There must be a stone cut out of a mountain without hands, before it can fall upon the toes of the Image, and become a great mountain and fill the earth.
Newton, Observations, (Anidos) p. 78
The reader must appreciate, that according to Newton, the Book of Revelation is “episodic” but not chronological. For example, the Gog & Magog scenario described in Revelation 20 (an obvious reference to the Prophet Ezekiel’s scenario) is a recapitulation of the entire book, almost like an “epilogue.” There is a sequence within each episode, obviously, but every recapitulation must be interpreted from a different vantage point of the same age, the same “eon.”
For example, while the Millenarian (whether Postmillennial or Premillennial) might insist upon chronology based upon teleology – since reading the narrative requires a linear thought process – the Amillennialist (or realized millennialist) will believe that Christ’s Millennial Kingdom runs concurrently with the “Tribulation” period. This is because the Tribulation represents an era of apostasy accompanied by an era of Divine sanctions against that apostasy. As argued elsewhere in the Soteriological Model of Bible prophecy, cycles in human history do exist.
Consequently, while we might want to believe that the Christian millennial kingdom should begin in 2046 AD, it would still be an austere age punctuated by various catastrophes as God purges the Earth of all offending covenant-breakers. It would remain an age of “Gog & Magog,” with historical episodes of Armageddon-type conflicts in which roaming barbarian bands seek-out to plunder and destroy whatever enclaves of civilization which might still remain. This period would last for 1,260 years. There would be pockets of a righteous remnant which would enjoy the blessings of the Millennial kingdom – the “camp of the saints” – but they would be targets of attack by the reprobate.

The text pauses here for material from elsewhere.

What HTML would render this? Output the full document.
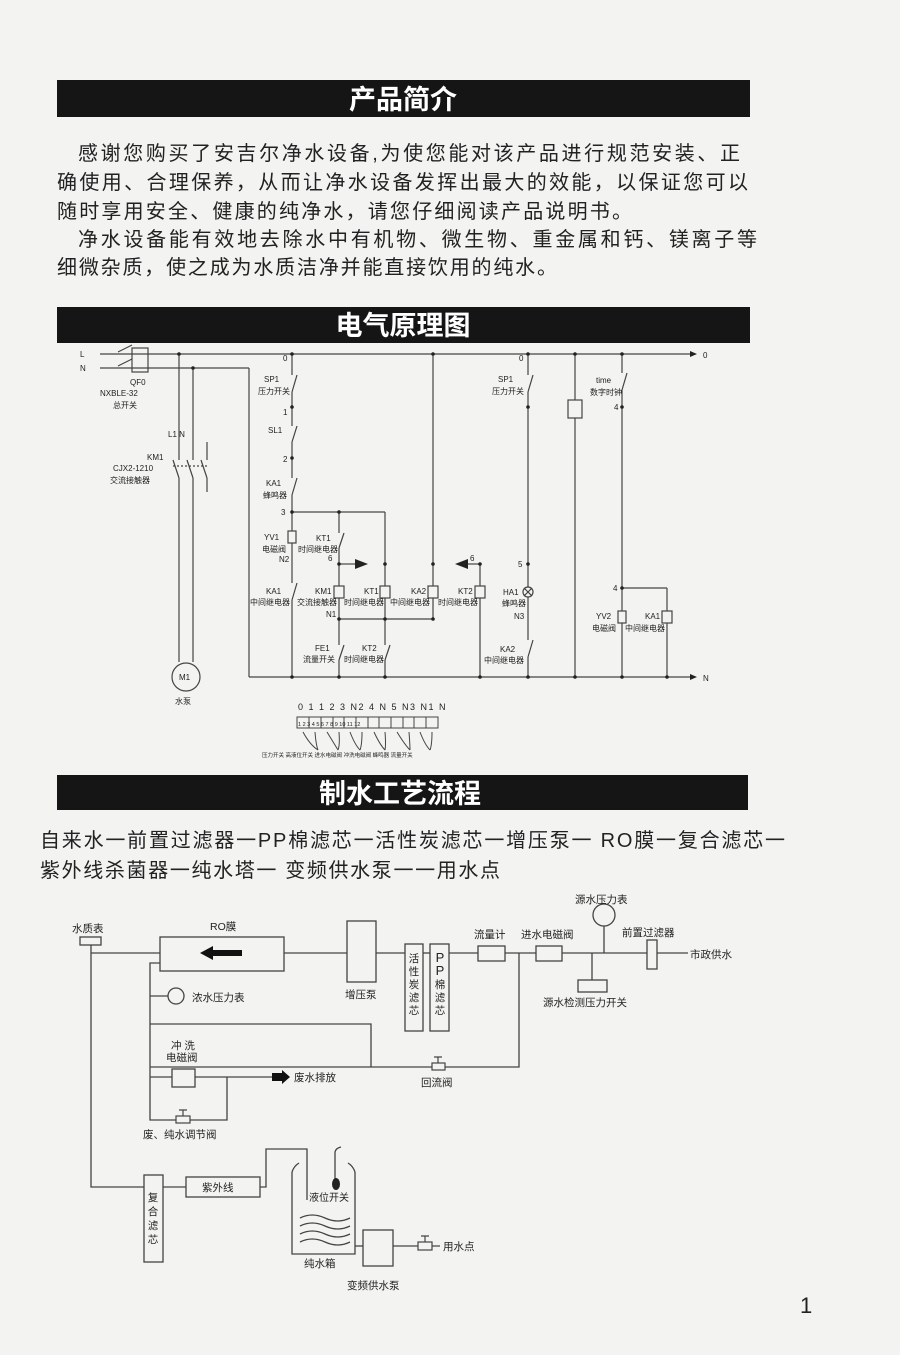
<!DOCTYPE html>
<html><head><meta charset="utf-8"><style>
html,body{margin:0;padding:0;background:#f3f3f1;}
svg{display:block;}
text{font-family:"Liberation Sans","Noto Sans CJK SC",sans-serif;fill:#222;}
</style></head><body>
<svg width="900" height="1355" viewBox="0 0 900 1355" xmlns="http://www.w3.org/2000/svg">
<rect width="900" height="1355" fill="#f3f3f1"/>
<!-- title bars -->
<rect x="57" y="80" width="693" height="37" fill="#151515"/>
<text x="403" y="109" font-size="27" font-weight="bold" text-anchor="middle" style="fill:#fff">产品简介</text>
<rect x="57" y="307" width="693" height="36" fill="#151515"/>
<text x="403" y="335" font-size="27" font-weight="bold" text-anchor="middle" style="fill:#fff">电气原理图</text>
<rect x="57" y="775" width="691" height="35" fill="#151515"/>
<text x="400" y="803" font-size="27" font-weight="bold" text-anchor="middle" style="fill:#fff">制水工艺流程</text>
<!-- paragraphs -->
<g font-size="20">
<text x="78" y="160" textLength="662" lengthAdjust="spacing">感谢您购买了安吉尔净水设备,为使您能对该产品进行规范安装、正</text>
<text x="57" y="189" textLength="691" lengthAdjust="spacing">确使用、合理保养，从而让净水设备发挥出最大的效能，以保证您可以</text>
<text x="57" y="218" textLength="575" lengthAdjust="spacing">随时享用安全、健康的纯净水，请您仔细阅读产品说明书。</text>
<text x="78" y="246" textLength="679" lengthAdjust="spacing">净水设备能有效地去除水中有机物、微生物、重金属和钙、镁离子等</text>
<text x="57" y="274" textLength="500" lengthAdjust="spacing">细微杂质，使之成为水质洁净并能直接饮用的纯水。</text>
</g>
<g font-size="20">
<text x="40" y="847" textLength="745" lengthAdjust="spacing">自来水一前置过滤器一PP棉滤芯一活性炭滤芯一增压泵一 RO膜一复合滤芯一</text>
<text x="40" y="877" textLength="460" lengthAdjust="spacing">紫外线杀菌器一纯水塔一 变频供水泵一一用水点</text>
</g>

<!-- electrical diagram -->
<g stroke="#444" stroke-width="1.2" fill="none">
<line x1="100" y1="354" x2="690" y2="354"/>
<line x1="100" y1="368" x2="249" y2="368"/>
<rect x="132" y="348" width="16" height="24"/>
<line x1="179" y1="354" x2="179" y2="662"/>
<line x1="193" y1="368" x2="193" y2="662"/>
<line x1="207" y1="442" x2="207" y2="492"/>
<circle cx="186" cy="677" r="14"/>
<line x1="249" y1="368" x2="249" y2="677"/>
<line x1="249" y1="677" x2="690" y2="677"/>
<line x1="292" y1="354" x2="292" y2="677"/>
<line x1="292" y1="512" x2="385" y2="512"/>
<line x1="339" y1="512" x2="339" y2="677"/>
<line x1="385" y1="512" x2="385" y2="619"/>
<line x1="339" y1="619" x2="433" y2="619"/>
<line x1="433" y1="354" x2="433" y2="619"/>
<line x1="339" y1="564" x2="355" y2="564"/>
<line x1="480" y1="564" x2="480" y2="677"/>
<line x1="468" y1="564" x2="480" y2="564"/>
<line x1="385" y1="619" x2="385" y2="677"/>
<line x1="528" y1="354" x2="528" y2="677"/>
<line x1="575" y1="354" x2="575" y2="677"/>
<line x1="622" y1="354" x2="622" y2="677"/>
<line x1="622" y1="588" x2="667" y2="588"/>
<line x1="667" y1="588" x2="667" y2="677"/>
<rect x="568" y="400" width="14" height="18" fill="#f3f3f1"/>
<circle cx="528" cy="592" r="5" fill="#f3f3f1"/>
<line x1="524" y1="588" x2="532" y2="596"/><line x1="532" y1="588" x2="524" y2="596"/>
</g>
<!-- coils -->
<g stroke="#444" stroke-width="1.2" fill="#f3f3f1">
<rect x="288" y="531" width="8" height="12"/>
<rect x="334" y="586" width="10" height="12"/>
<rect x="380" y="586" width="10" height="12"/>
<rect x="428" y="586" width="10" height="12"/>
<rect x="475" y="586" width="10" height="12"/>
<rect x="618" y="611" width="8" height="12"/>
<rect x="662" y="611" width="10" height="12"/>
</g>
<!-- switch gaps -->
<g stroke="#f3f3f1" stroke-width="3">
<line x1="292" y1="375" x2="292" y2="392"/><line x1="292" y1="426" x2="292" y2="442"/>
<line x1="292" y1="478" x2="292" y2="495"/><line x1="292" y1="583" x2="292" y2="600"/>
<line x1="339" y1="533" x2="339" y2="548"/><line x1="339" y1="645" x2="339" y2="660"/>
<line x1="385" y1="645" x2="385" y2="660"/><line x1="528" y1="375" x2="528" y2="392"/>
<line x1="528" y1="640" x2="528" y2="657"/><line x1="622" y1="373" x2="622" y2="390"/>
<line x1="179" y1="460" x2="179" y2="478"/><line x1="193" y1="460" x2="193" y2="478"/><line x1="207" y1="460" x2="207" y2="478"/>
</g>
<g stroke="#444" stroke-width="1.2">
<line x1="292" y1="392" x2="297" y2="375"/><line x1="292" y1="442" x2="297" y2="426"/>
<line x1="292" y1="495" x2="297" y2="478"/><line x1="292" y1="600" x2="297" y2="583"/>
<line x1="339" y1="548" x2="344" y2="533"/><line x1="339" y1="660" x2="344" y2="645"/>
<line x1="385" y1="660" x2="390" y2="645"/><line x1="528" y1="392" x2="533" y2="375"/>
<line x1="528" y1="657" x2="533" y2="640"/><line x1="622" y1="390" x2="627" y2="373"/>
<line x1="179" y1="478" x2="173" y2="460"/><line x1="193" y1="478" x2="187" y2="460"/><line x1="207" y1="478" x2="201" y2="460"/>
<line x1="173" y1="466" x2="207" y2="466" stroke-dasharray="2 2"/>
<line x1="118" y1="352" x2="132" y2="345"/><line x1="118" y1="366" x2="132" y2="359"/>
</g>
<polygon points="355,559 368,564 355,569" fill="#222"/>
<polygon points="468,559 455,564 468,569" fill="#222"/>
<polygon points="690,351 697,354 690,357" fill="#222"/>
<polygon points="690,674 697,677 690,680" fill="#222"/>
<g fill="#222">
<circle cx="179" cy="354" r="1.8"/><circle cx="193" cy="368" r="1.8"/><circle cx="292" cy="354" r="1.8"/><circle cx="433" cy="354" r="1.8"/>
<circle cx="528" cy="354" r="1.8"/><circle cx="575" cy="354" r="1.8"/><circle cx="622" cy="354" r="1.8"/>
<circle cx="292" cy="407" r="1.8"/><circle cx="292" cy="458" r="1.8"/><circle cx="292" cy="512" r="1.8"/><circle cx="339" cy="512" r="1.8"/>
<circle cx="339" cy="564" r="1.8"/><circle cx="385" cy="564" r="1.8"/><circle cx="433" cy="564" r="1.8"/><circle cx="480" cy="564" r="1.8"/>
<circle cx="339" cy="619" r="1.8"/><circle cx="385" cy="619" r="1.8"/><circle cx="433" cy="619" r="1.8"/>
<circle cx="528" cy="407" r="1.8"/><circle cx="528" cy="564" r="1.8"/><circle cx="622" cy="407" r="1.8"/><circle cx="622" cy="588" r="1.8"/>
<circle cx="292" cy="677" r="1.8"/><circle cx="339" cy="677" r="1.8"/><circle cx="385" cy="677" r="1.8"/><circle cx="480" cy="677" r="1.8"/><circle cx="528" cy="677" r="1.8"/><circle cx="575" cy="677" r="1.8"/><circle cx="622" cy="677" r="1.8"/><circle cx="667" cy="677" r="1.8"/>
</g>
<g font-size="8">
<text x="80" y="357">L</text><text x="80" y="371">N</text>
<text x="130" y="385">QF0</text><text x="100" y="396">NXBLE-32</text><text x="113" y="408">总开关</text>
<text x="168" y="437">L1  N</text>
<text x="147" y="460">KM1</text><text x="113" y="471">CJX2-1210</text><text x="110" y="483">交流接触器</text>
<text x="179" y="680">M1</text><text x="175" y="704">水泵</text>
<text x="283" y="361">0</text><text x="264" y="382">SP1</text><text x="258" y="394">压力开关</text>
<text x="283" y="415">1</text><text x="268" y="433">SL1</text><text x="283" y="462">2</text>
<text x="266" y="486">KA1</text><text x="263" y="498">蜂鸣器</text><text x="281" y="515">3</text>
<text x="264" y="540">YV1</text><text x="262" y="552">电磁阀</text><text x="279" y="562">N2</text>
<text x="316" y="541">KT1</text><text x="298" y="552">时间继电器</text><text x="328" y="561">6</text>
<text x="266" y="594">KA1</text><text x="250" y="605">中间继电器</text>
<text x="315" y="594">KM1</text><text x="297" y="605">交流接触器</text>
<text x="364" y="594">KT1</text><text x="344" y="605">时间继电器</text>
<text x="411" y="594">KA2</text><text x="390" y="605">中间继电器</text>
<text x="458" y="594">KT2</text><text x="438" y="605">时间继电器</text>
<text x="326" y="617">N1</text>
<text x="315" y="651">FE1</text><text x="303" y="662">流量开关</text>
<text x="362" y="651">KT2</text><text x="344" y="662">时间继电器</text>
<text x="470" y="561">6</text>
<text x="519" y="361">0</text><text x="498" y="382">SP1</text><text x="492" y="394">压力开关</text>
<text x="518" y="567">5</text><text x="503" y="595">HA1</text><text x="502" y="606">蜂鸣器</text><text x="514" y="619">N3</text>
<text x="500" y="652">KA2</text><text x="484" y="663">中间继电器</text>
<text x="596" y="383">time</text><text x="590" y="395">数字时钟</text><text x="614" y="410">4</text><text x="613" y="591">4</text>
<text x="596" y="619">YV2</text><text x="592" y="631">电磁阀</text>
<text x="645" y="619">KA1</text><text x="625" y="631">中间继电器</text>
<text x="703" y="358">0</text><text x="703" y="681">N</text>
</g>
<!-- terminal block -->
<g font-size="9">
<text x="298" y="710" letter-spacing="1.5">0 1 1 2 3 N2 4 N 5 N3 N1 N</text>
</g>
<g stroke="#444" stroke-width="1" fill="none">
<rect x="297" y="717" width="141" height="11"/>
<path d="M309 717V728M321 717V728M333 717V728M344 717V728M356 717V728M368 717V728M379 717V728M391 717V728M403 717V728M414 717V728M426 717V728"/>
<path d="M303 732 Q310 745 318 750 M315 732 Q316 745 318 750 M327 732 Q335 745 338 750 M339 732 Q340 745 338 750 M350 732 Q355 745 360 750 M362 732 Q362 745 360 750 M374 732 Q380 745 385 750 M385 732 Q386 745 385 750 M397 732 Q405 745 410 750 M409 732 Q410 745 410 750 M420 732 Q425 745 430 750 M432 732 Q432 745 430 750"/>
</g>
<g font-size="5.5">
<text x="298" y="726">1  2  3  4  5  6  7  8  9 10 11 12</text>
<text x="262" y="757">压力开关  高液位开关  进水电磁阀  冲洗电磁阀  蜂鸣器  流量开关</text>
</g>

<!-- flow diagram -->
<g stroke="#444" stroke-width="1.3" fill="none">
<rect x="80" y="937" width="21" height="8"/>
<polyline points="91,945 91,1187 144,1187"/>
<line x1="91" y1="953" x2="160" y2="953"/>
<rect x="160" y="937" width="124" height="34"/>
<line x1="284" y1="953" x2="347" y2="953"/>
<rect x="347" y="921" width="29" height="61"/>
<line x1="376" y1="953" x2="405" y2="953"/>
<rect x="405" y="944" width="18" height="87"/>
<line x1="423" y1="953" x2="430" y2="953"/>
<rect x="430" y="944" width="19" height="87"/>
<line x1="449" y1="953" x2="478" y2="953"/>
<rect x="478" y="946" width="27" height="15"/>
<line x1="505" y1="953" x2="536" y2="953"/>
<rect x="536" y="946" width="26" height="15"/>
<line x1="562" y1="953" x2="647" y2="953"/>
<rect x="647" y="940" width="10" height="29"/>
<line x1="657" y1="953" x2="688" y2="953"/>
<circle cx="604" cy="915" r="11"/>
<line x1="604" y1="926" x2="604" y2="953"/>
<line x1="592" y1="953" x2="592" y2="980"/>
<rect x="578" y="980" width="29" height="12"/>
<polyline points="519,953 519,1067 150,1067" />
<polyline points="371,1067 371,1024 150,1024"/>
<polyline points="160,963 150,963 150,1120 227,1120 227,1077"/>
<circle cx="176" cy="996" r="8"/>
<line x1="150" y1="996" x2="168" y2="996"/>
<rect x="172" y="1069" width="23" height="18"/>
<line x1="150" y1="1077" x2="172" y2="1077"/>
<line x1="195" y1="1077" x2="272" y2="1077"/>
<rect x="144" y="1175" width="19" height="87"/>
<line x1="163" y1="1187" x2="186" y2="1187"/>
<rect x="186" y="1177" width="74" height="20"/>
<polyline points="260,1187 266,1187 266,1149 307,1149 307,1200"/>
<polyline points="292,1172 292,1254 355,1254 355,1172"/>
<path d="M292 1172 Q294 1166 299 1163 M355 1172 Q353 1166 348 1163"/>
<path d="M335 1180 V1152 Q336 1148 341 1147"/>
<path d="M300 1218 q12 -6 25 0 t25 0 M300 1226 q12 -6 25 0 t25 0 M300 1234 q12 -6 25 0 t25 0 M300 1242 q12 -6 25 0 t25 0"/>
<line x1="355" y1="1246" x2="363" y2="1246"/>
<rect x="363" y="1230" width="30" height="36"/>
<line x1="393" y1="1246" x2="440" y2="1246"/>
</g>
<!-- valves -->
<g stroke="#444" stroke-width="1.2" fill="#f3f3f1">
<rect x="176" y="1116" width="14" height="7"/><path d="M183 1116V1110M179 1110H187" fill="none"/>
<rect x="432" y="1063" width="13" height="7"/><path d="M438 1063V1057M434 1057H442" fill="none"/>
<rect x="418" y="1242" width="14" height="8"/><path d="M425 1242V1236M421 1236H429" fill="none"/>
</g>
<ellipse cx="336" cy="1184" rx="4" ry="6" fill="#222"/>
<polygon points="200,953 213,946 213,950 242,950 242,956 213,956 213,960" fill="#111"/>
<polygon points="272,1073 282,1073 282,1070 290,1077 282,1084 282,1081 272,1081" fill="#111"/>
<g font-size="10.5">
<text x="72" y="932">水质表</text>
<text x="210" y="930">RO膜</text>
<text x="345" y="998">增压泵</text>
<text x="192" y="1001">浓水压力表</text>
<text x="171" y="1049">冲 洗</text><text x="166" y="1061">电磁阀</text>
<text x="294" y="1081">废水排放</text>
<text x="143" y="1138">废、纯水调节阀</text>
<text x="421" y="1086">回流阀</text>
<text x="474" y="938">流量计</text>
<text x="521" y="938">进水电磁阀</text>
<text x="575" y="903">源水压力表</text>
<text x="622" y="936">前置过滤器</text>
<text x="690" y="958">市政供水</text>
<text x="543" y="1006">源水检测压力开关</text>
<text x="202" y="1191">紫外线</text>
<text x="309" y="1201" font-size="10">液位开关</text>
<text x="304" y="1267">纯水箱</text>
<text x="347" y="1289">变频供水泵</text>
<text x="443" y="1250">用水点</text>
</g>
<g font-size="10.5" text-anchor="middle">
<text x="414" y="962">活</text><text x="414" y="975">性</text><text x="414" y="988">炭</text><text x="414" y="1001">滤</text><text x="414" y="1014">芯</text>
<text x="440" y="962" font-size="13">P</text><text x="440" y="975" font-size="13">P</text><text x="440" y="988">棉</text><text x="440" y="1001">滤</text><text x="440" y="1014">芯</text>
<text x="153" y="1201">复</text><text x="153" y="1215">合</text><text x="153" y="1229">滤</text><text x="153" y="1243">芯</text>
</g>
<text x="800" y="1313" font-size="22">1</text>
</svg>
</body></html>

The “camp of the saints” in Ezekiel’s version (Chapters 38 & 39) is one involving a peaceful land of “unwalled” villages which lures the hordes of Gog and Magog to an invasion, a problem resolved by heavenly intervention, and results in the “walled city” of Revelation 21:25 with open gates because “there is no night there.”
Contrasting the Amillennial view with the Postmillennial, we do believe that a shift occurs in the cycles after 2046 AD. While before, in the first half of the Tribulation, each cycle takes the human race downward, afterwards, each cycle takes us upward.
In our next installment, consideration will be given to a theological discussion of more current Postmillennial/Amillennial thinkers in which Newton’s laws of physics plays a more important role than his biblical exegesis.
As cited before, Newton says, quoting Daniel’s prophecy:
And in the days of these kings shall the God of heaven set up a kingdom, which shall never be destroyed: and the kingdom shall not be left to other people, but it shall break in pieces and consume all kingdoms and it shall stand for ever. (2:44, cf. p. 35)
But also, by degrees, as Newton notes in another place,
[After which] the judgment is to sit, and they shall take away his dominion, [not at once, but by degrees,] to consume, and to destroy it unto the end. And the kingdom and dominion, and the greatness of the kingdom under the whole heaven shall, [by degrees], be given unto the people of the saints of the most High, whose kingdom is an everlasting kingdom, and all dominions shall serve and obey him.
Daniel 8:26-27 (Newton’s commentary in brackets, See Notes #9)
Notice how Newton believes that Christ’s earthly kingdom is put into force by “the saints” (not angels) and “by degrees,” not by one single event. There is progress and a goal to history. He views prophecy as a description of this redemptive process: the Moral Government of God.